As spring approaches, so does the increase in home-buying. If you’re in the market for a new house or looking to sell your own, prepare yourself for hours of walkthroughs, discussions about renovation, and a number of hard-to-read inspection reports before settling in to your newly owned house. With that, you shouldn’t slack on learning which home upgrades are the best for you and which are a waste for your home. Also, this helps you work out ideal compromises (preventing you missing an important part of your home) and what you should negotiate harder on. Here are some of the best home upgrades that can greatly increase the value of your home.
Most sellers won’t be willing to spend over $50,000 on large-scale remodels to create a wide, modernized kitchen space before a sale is finished, but that doesn’t mean you need to settle for a dysfunctional or outdated kitchen. It, with the bathroom, is one of the most critical rooms in the home, so it should be updated and functional, even if this requires a home upgrade. The negotiations for this and how willing the owner will be to renovate will vary greatly depending on whether it is a buyer’s or seller’s market, so keep an eye out for the best time to buy. When looking at a kitchen, pay special attention to the cabinets (sturdy, good condition) and the countertop (matching, smooth, not scratched). Ideally the walls should be a neutral color rather than something vibrant, and you should be very wary about appliances from 1990 or before. To attract better quotes for their homes, sellers will likely invest in lots of attractive kitchen options, which are a good way to tell if your seller is dedicated to renovation:
- Energy-efficient appliances
- Granite countertops ( a big favorite)
- Hardwood floors
- Finished wooden cabinets
One oft-overlooked home upgrade in a home sale is the quality of the roofing, and it can lead to thousands in expenses if it isn’t updated in the sale. The most frequently seen roof tile is asphalt shingle, but only lasts between 15 and 20 years. When you’re checking out the house, ask the seller when the last time the house was reroofed was, and if there have been any maintenance issues like cracks and leaks. Other materials are used for roofing, like wood shake, metal, tiles (ceramics), and slate shingles. Research how often these need to be replaced and what kind of maintenance is necessary, to ensure you get the most out of this home upgrade. Regardless of the type, the buyer needs to ensure the shape of the roof before buying the home. Roof inspectors make this much simpler, and can identify far in advance problems that could cost thousands more than to fix them now.
Energy Saving Lights
Lighting is generally a fairly inexpensive home upgrade, but is very important to discuss with the seller because of how much money you can save (or lose) in the following years with very little thought. Like kitchens, this is a hard item to negotiate during a seller’s market, but sellers will likely be more than willing to make this change during a buyer’s market. The most difficult of these upgrades tend to be when light fixtures need updating rather than just bulbs, like replacement of track and overhead lights with recessed or smaller ones.

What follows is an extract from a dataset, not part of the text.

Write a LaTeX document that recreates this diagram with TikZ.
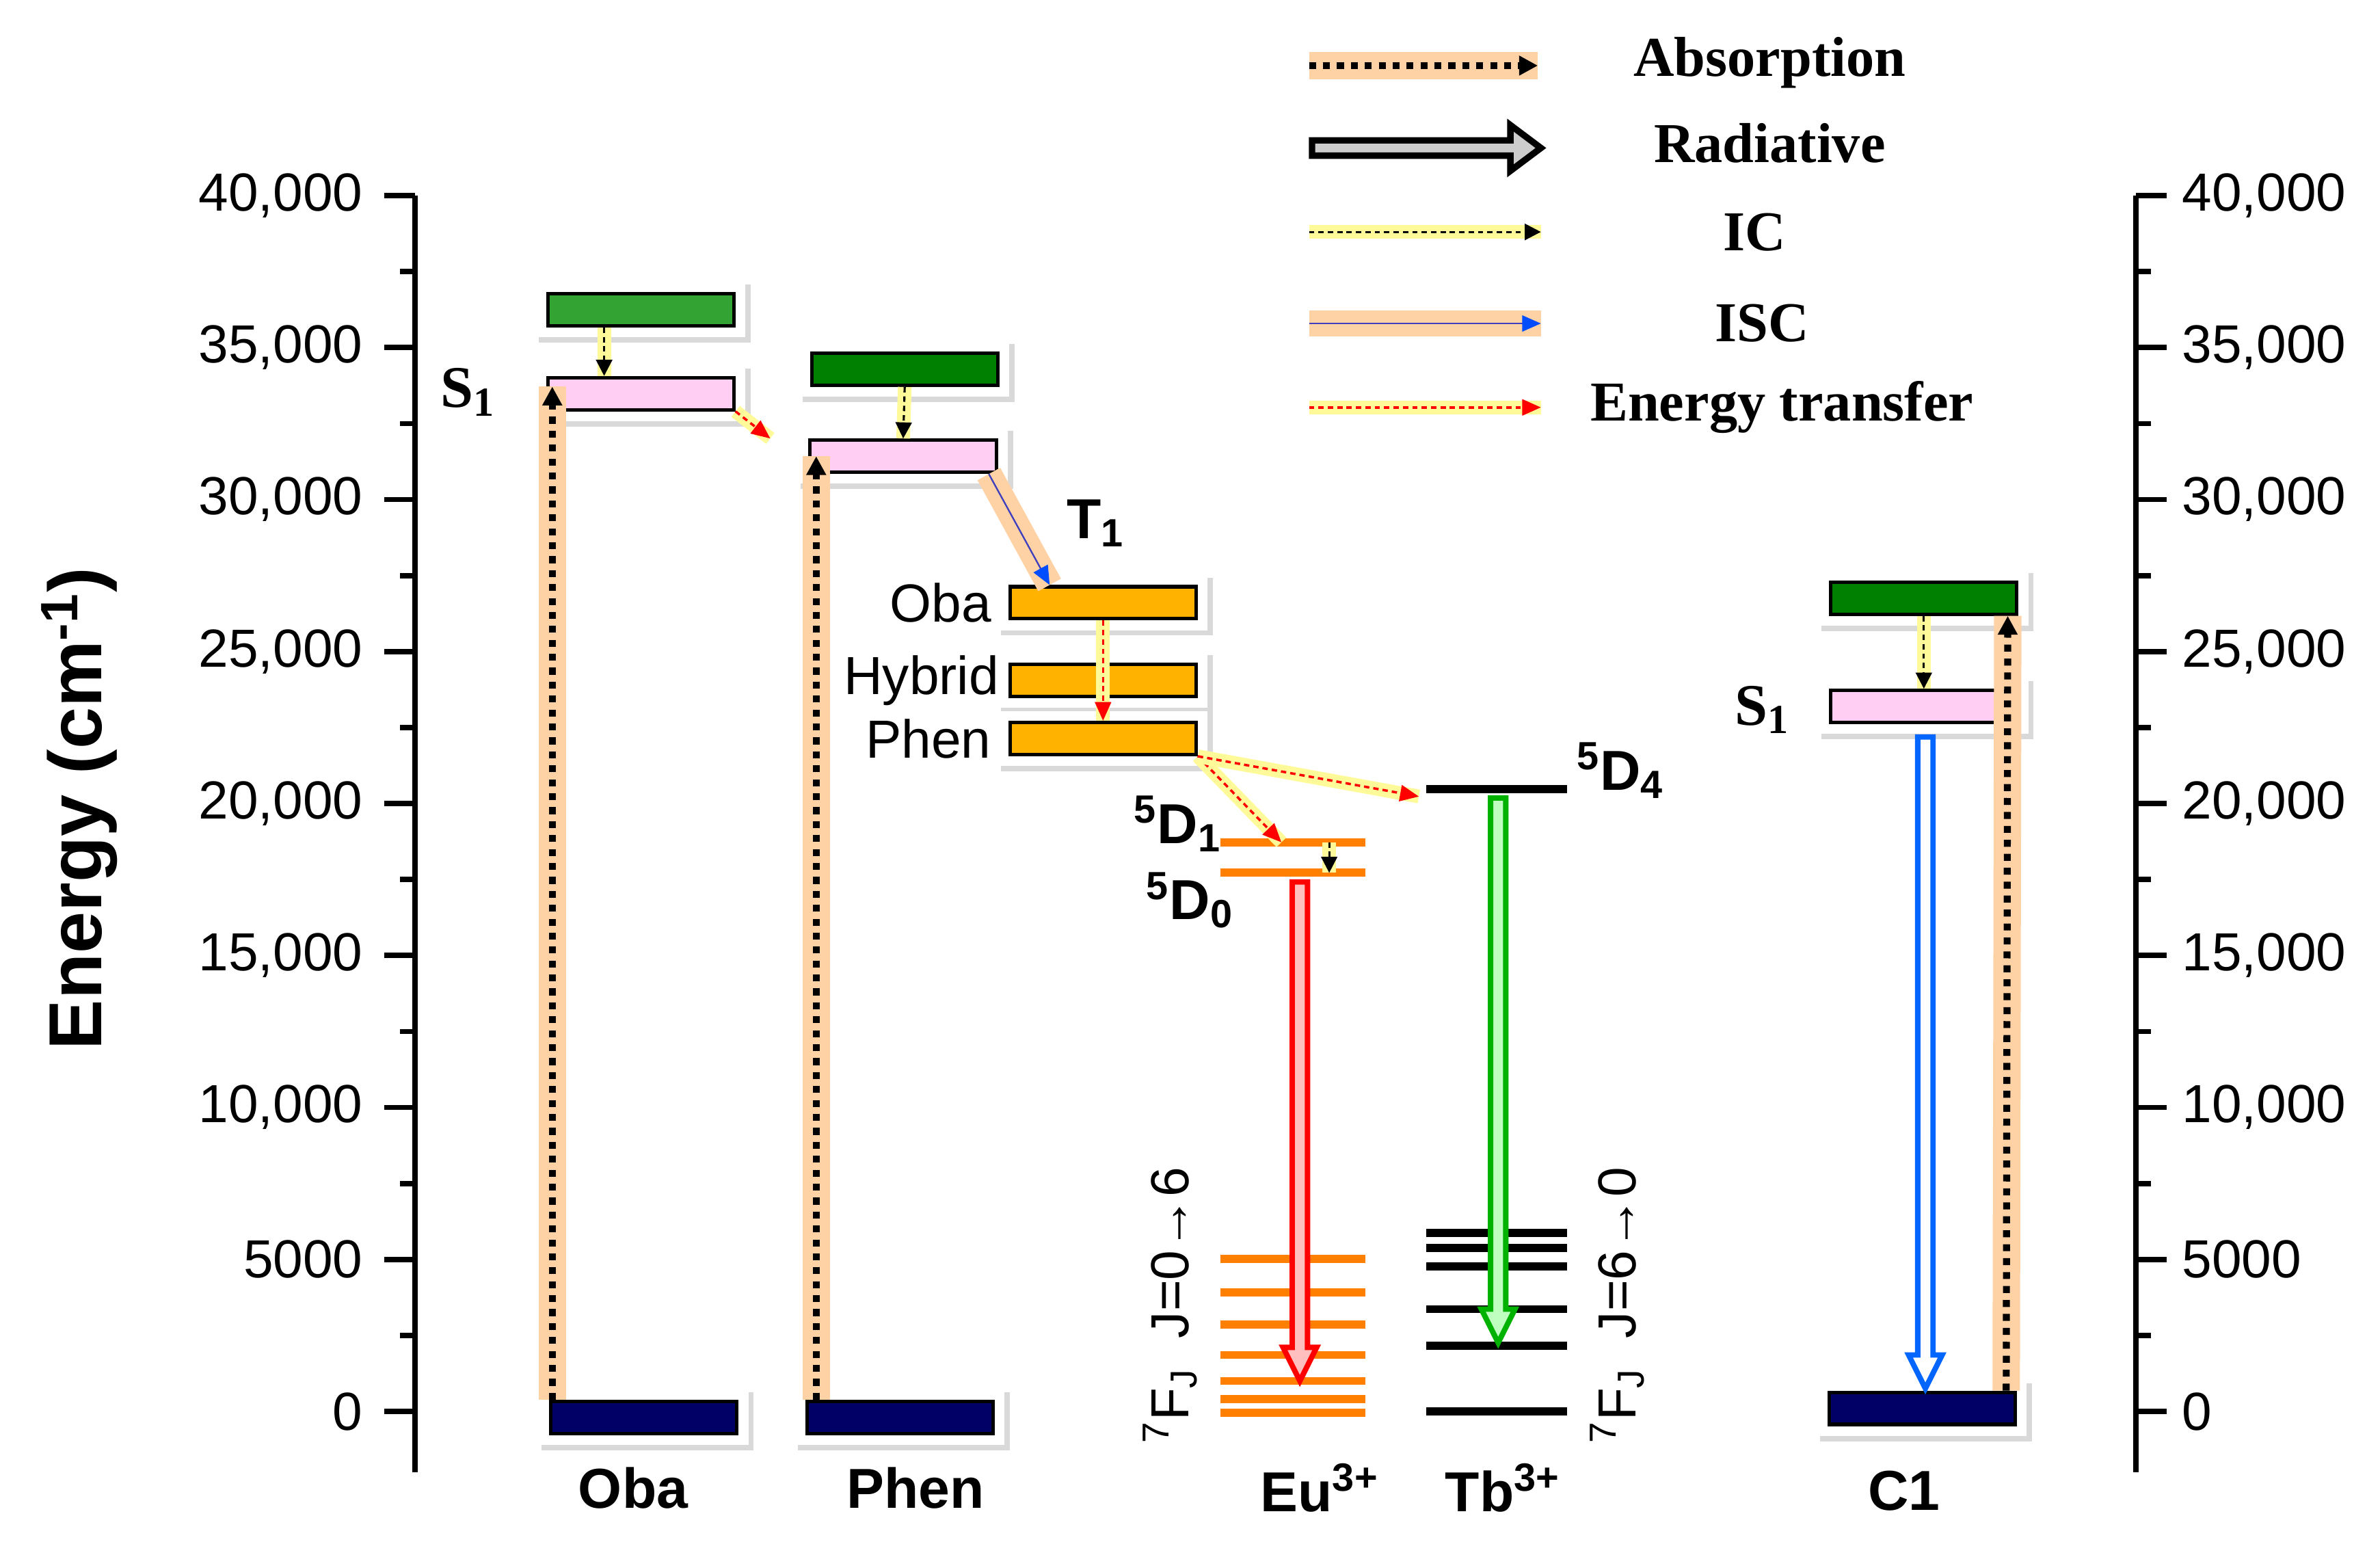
\documentclass[tikz,border=0pt]{standalone}
\usepackage{fontspec}
\setmainfont{Liberation Sans}
\newfontfamily\legfont{Liberation Serif}
\usetikzlibrary{arrows.meta, calc}

\tikzset{
  lvl/.style = {draw=black, line width=1.3pt, inner sep=0pt, minimum width=24.4mm, minimum height=4.2mm,
    preaction={draw=black!15, line width=3.4mm, transform canvas={shift={(0.5mm,-0.5mm)}}},
    preaction={draw=white, line width=3mm}},
  absorb/.style = {line width=2.6pt, dash pattern=on 2.6pt off 2.6pt, -{Triangle[length=7pt,width=7pt]},
    preaction={draw=orange!35, line width=3.6mm, solid, -}},
  ic/.style = {line width=0.8pt, dash pattern=on 2pt off 1.5pt, -{Triangle[length=6pt,width=6pt]},
    preaction={draw=yellow!40, line width=1.8mm, solid, -}},
  isc/.style = {line width=0.6pt, draw=blue!50!gray, -{Triangle[length=7pt,width=6pt,fill=blue!70!cyan,color=blue!70!cyan]},
    preaction={draw=orange!35, line width=3.4mm, -}},
  et/.style = {line width=0.9pt, red, dash pattern=on 2pt off 1.5pt, -{Triangle[length=7pt,width=6pt]},
    preaction={draw=yellow!40, line width=1.8mm, solid, -}},
  tick/.style = {font=\fontsize{20}{20}\selectfont},
  lbl/.style = {font=\bfseries\fontsize{21}{21}\selectfont},
  txt/.style = {font=\fontsize{20}{20}\selectfont},
  leg/.style = {font=\legfont\bfseries\fontsize{21}{21}\selectfont},
}
\newcommand\vrad[5]{% x, ytop, ybottom, outline, fill
  \filldraw[draw=#4, fill=#5, line width=2pt, line join=miter]
    (#1-5,#2) -- (#1+5,#2) -- (#1+5,#3-22) -- (#1+11,#3-22) -- (#1,#3) -- (#1-11,#3-22) -- (#1-5,#3-22) -- cycle;}

\begin{document}
\begin{tikzpicture}[x=0.2mm, y=-0.2mm]
  \useasboundingbox (0,0) rectangle (1560,1010.5);

  % axes
  \draw[line width=2pt] (272,128) -- (272,965);
  \draw[line width=2pt] (1400,128) -- (1400,965);
  \foreach \i/\t in {0/0,1/5000,2/{10,000},3/{15,000},4/{20,000},5/{25,000},6/{30,000},7/{35,000},8/{40,000}}{
    \draw[line width=2pt] (272,925-99.6*\i) -- (252,925-99.6*\i);
    \draw[line width=2pt] (1400,925-99.6*\i) -- (1420,925-99.6*\i);
    \node[tick, anchor=east] at (244,925-99.6*\i) {\t};
    \node[tick, anchor=west] at (1424,925-99.6*\i) {\t};
  }
  \foreach \i in {0,...,7}{
    \draw[line width=2pt] (272,925-99.6*\i-49.8) -- (262,925-99.6*\i-49.8);
    \draw[line width=2pt] (1400,925-99.6*\i-49.8) -- (1410,925-99.6*\i-49.8);
  }
  \node[rotate=90, font=\bfseries\fontsize{28}{28}\selectfont] (ylab) at (52,530) {Energy (cm\textsuperscript{-1})};

  % Oba
  \node[lvl, fill=green!55!black!80] (obaS2) at (420,203) {};
  \node[lvl, fill=pink!60!magenta!35] (obaS1) at (420,258) {};
  \node[lvl, fill=blue!40!black] (obaS0) at (422,929) {};
  \node[leg, font=\legfont\bfseries\fontsize{22}{22}\selectfont] (obaS1l) at (307,257) {S\textsubscript{1}};
  % Phen
  \node[lvl, fill=green!50!black] (phenS2) at (593,242) {};
  \node[lvl, fill=pink!60!magenta!35] (phenS1) at (592,299) {};
  \node[lvl, fill=blue!40!black] (phenS0) at (590,929) {};
  % T1
  \node[lvl, fill=orange!60!yellow] (tOba) at (723,395) {};
  \node[lvl, fill=orange!60!yellow] (tHyb) at (723,446) {};
  \node[lvl, fill=orange!60!yellow] (tPhen) at (723,484) {};
  \node[txt, anchor=east] at ([xshift=-1mm]tOba.west) {Oba};
  \node[txt, anchor=east] at (tHyb.west) {Hybrid};
  \node[txt, anchor=east] at ([xshift=-1mm]tPhen.west) {Phen};
  \node[lbl] (t1) at (718,343) {T\textsubscript{1}};
  % C1
  \node[lvl, fill=green!50!black] (c1S2) at (1261,392) {};
  \node[lvl, fill=pink!60!magenta!35] (c1S1) at (1261,463) {};
  \node[lvl, fill=blue!40!black] (c1S0) at (1260,923) {};
  \node[font=\legfont\bfseries\fontsize{22}{22}\selectfont] (c1S1l) at (1155,465) {S\textsubscript{1}};

  % Eu levels
  \draw[orange, line width=3pt] (800,552) coordinate (euD1w) -- (895,552) coordinate (euD1e);
  \draw[orange, line width=3pt] (800,572) coordinate (euD0w) -- (895,572) coordinate (euD0e);
  \foreach \y in {825,847,868,888,905,917,926}
    \draw[orange, line width=3pt] (800,\y) -- (895,\y);
  % Tb levels
  \draw[line width=3pt] (935,517) coordinate (tbD4w) -- (1027,517) coordinate (tbD4e);
  \foreach \y in {808,818,830,858,882,925}
    \draw[line width=3pt] (935,\y) -- (1027,\y);

  \node[lbl] at (772,540) {\textsuperscript{5}D\textsubscript{1}};
  \node[lbl] at (780,590) {\textsuperscript{5}D\textsubscript{0}};
  \node[lbl] at (1062,505) {\textsuperscript{5}D\textsubscript{4}};
  \node[txt, rotate=90, anchor=west] at (767,952) {\textsuperscript{7}F\textsubscript{J}\ \ J=0\symbol{"2192}6};
  \node[txt, rotate=90, anchor=west] at (1060,952) {\textsuperscript{7}F\textsubscript{J}\ \ J=6\symbol{"2192}0};

  % bottom labels
  \node[lbl] at (415,975) {Oba};
  \node[lbl] at (600,975) {Phen};
  \node[lbl] at (865,975) {Eu\textsuperscript{3+}};
  \node[lbl] at (985,975) {Tb\textsuperscript{3+}};
  \node[lbl] at (1248,977) {C1};

  % absorption
  \draw[absorb] ([xshift=-12mm]obaS0.north) -- ([xshift=-11.6mm,yshift=-1.4mm]obaS1.north);
  \draw[absorb] ([xshift=-11mm]phenS0.north) -- ([xshift=-11.4mm]phenS1.north |- phenS1.center);
  \draw[absorb] ([xshift=11mm]c1S0.north) -- ([xshift=11mm]c1S2.south);
  % IC
  \draw[ic] ([xshift=-4.8mm]obaS2.south) -- ([xshift=-4.8mm]obaS1.north);
  \draw[ic] (phenS2.south) -- (phenS1.north);
  \draw[ic] (c1S2.south) -- (c1S1.north);
  \draw[ic] ($(euD1w)!0.75!(euD1e)$) -- ($(euD0w)!0.75!(euD0e)$);
  % ISC
  \draw[isc] ([xshift=-1.2mm]phenS1.south east) -- ([xshift=-7mm]tOba.north);
  % energy transfer
  \draw[et] (obaS1.south east) -- ([xshift=-5mm]phenS1.north west);
  \draw[et] (tOba.south) -- (tPhen.north);
  \draw[et] (tPhen.south east) -- ($(euD1w)!0.42!(euD1e)$);
  \draw[et] (tPhen.south east) -- ([xshift=-1mm,yshift=-1mm]tbD4w);
  % radiative
  \vrad{852}{578}{905}{red}{red!25}
  \vrad{982}{523}{880}{green!70!black}{green!25}
  \vrad{1262}{483}{910}{blue!60!cyan}{white}

  % legend
  \draw[absorb] (858,43) coordinate (legA) -- (1008,43);
  \filldraw[line width=2.4pt, fill=black!20] (860,92) -- (990,92) -- (990,82) -- (1010,97) -- (990,112) -- (990,102) -- (860,102) -- cycle;
  \draw[ic] (858,152) -- (1010,152);
  \draw[isc] (858,212) -- (1010,212);
  \draw[et] (858,267) -- (1010,267);
  \node[leg] at (1160,41) {Absorption};
  \node[leg] at (1160,94) {Radiative};
  \node[leg] at (1150,152) {IC};
  \node[leg] at (1155,212) {ISC};
  \node[leg] at (1168,267) {Energy transfer};
\end{tikzpicture}
\end{document}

Insulation and Heating Efficiency
Homes with poor insulation cost more to the homeowner than any other neglected home upgrade, and as such it is a critical negotiation and affirmation to make when you examine the house. Regardless of the state of the market, investing in insulation is a very important moved to make that will greatly aid your home’s quote if you are lacking. Home inspectors do a great job ensuring that a home’s ventilation system is on par, which will prevent you from broiling in your own home during the summers and freezing in the winters. If the inspector points out exactly where improvement in insulation is needed, you can negotiate with the seller based on the estimated cost of how much the needed renovation will cost. Common spots to make sure are doors, windows, electrical sockets, the attic, and the all-important basement—your house can lose a surprising amount of heat to the foundation and soil surrounding it.
All of these are worthwhile home upgrades to keep watch for when looking at houses (or selling your own ) during this spring’s buying season. Negotiations are always a promising way to save yourself money, but remember that sellers don’t want to put more money into a home than they need to, because they won’t be around to see the benefits. Be fair, use a home inspector, and run all the decisions you can through the inspector and real estate agent to ensure that both you and the seller get a fair deal, regardless of it being a buyer’s or seller’s market.